The easiest way I can explain it is to think about using a FF lens on a FF sensor to photograph a white wall. This creates a 35x24mm image (digital negative) that is uniformly illuminated.
You then crop this result to some smaller size. It does not matter if it is done using a crop sensor, or in post editing; you are discarding image area that contains light that was transmitted by the lens aperture. This is equivalent to having used a different lens, that would not require cropping, at a smaller aperture. 1 stop smaller for DX, 2 stops smaller for 4/3, etc (i.e. 4/3 is 1/4 the area remaining from the FF original; 1/4 light is 2 stops less).

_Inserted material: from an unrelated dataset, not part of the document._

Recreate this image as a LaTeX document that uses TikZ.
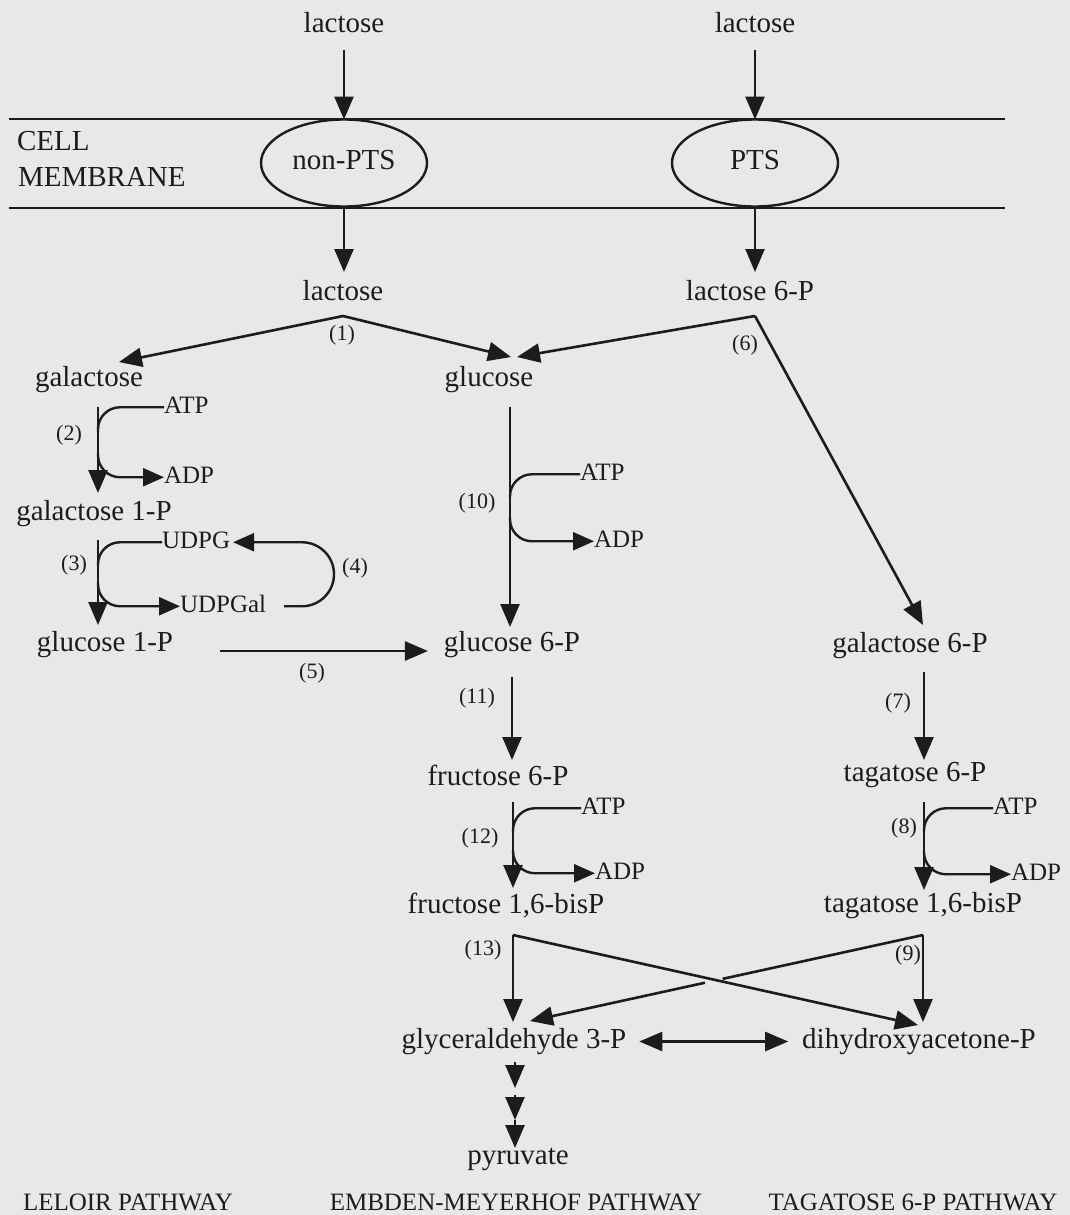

Simultaneously, instead of having a 35x24mm image area you are left with 24x16mm for a DX size crop, or 17x13mm for a 4/3 size crop. Again, it does not matter how the crop was done. For any equivalent image output size the smaller image area has to be enlarged/magnified more... this is exactly the same as zooming into the FF image to 150% (DX) or 200% (4/3). And this greater enlargement/magnification makes any lack of sharpness more apparent, which is exactly what having less DOF means.
So if you change nothing but increase the crop/crop factor you wind up with less light and less DOF... but different images (image area remaining).
If instead you want the same image remaining you have to back up; 2x the distance if it's a 4/3 sensor, and the Inverse Square Law (ISL) dictates that due to light spread over distance 2x the distance equals the same 2 stops less light intensity.
However, greater distance (and shorter FL) has 2x the effect on DOF that aperture does; because it makes the recorded details smaller, which makes them appear sharper. This is exactly the opposite of increased magnification and results in a greater recorded DOF.
Alternatively you could use a shorter FL on the crop body, which again reduces the size at which details are recorded and increases the relative DOF. And if the same aperture # is used the total light is gain reduced due to a smaller aperture opening; i.e. f/4 = ~12mm diameter for a 50mm lens, and ~8mm diameter for a 25mm (4/3 crop). 12mm diameter is 113mm in area, and 8mm diameter is 50mm in area... 2x less area = 1/4 light = 2 stops.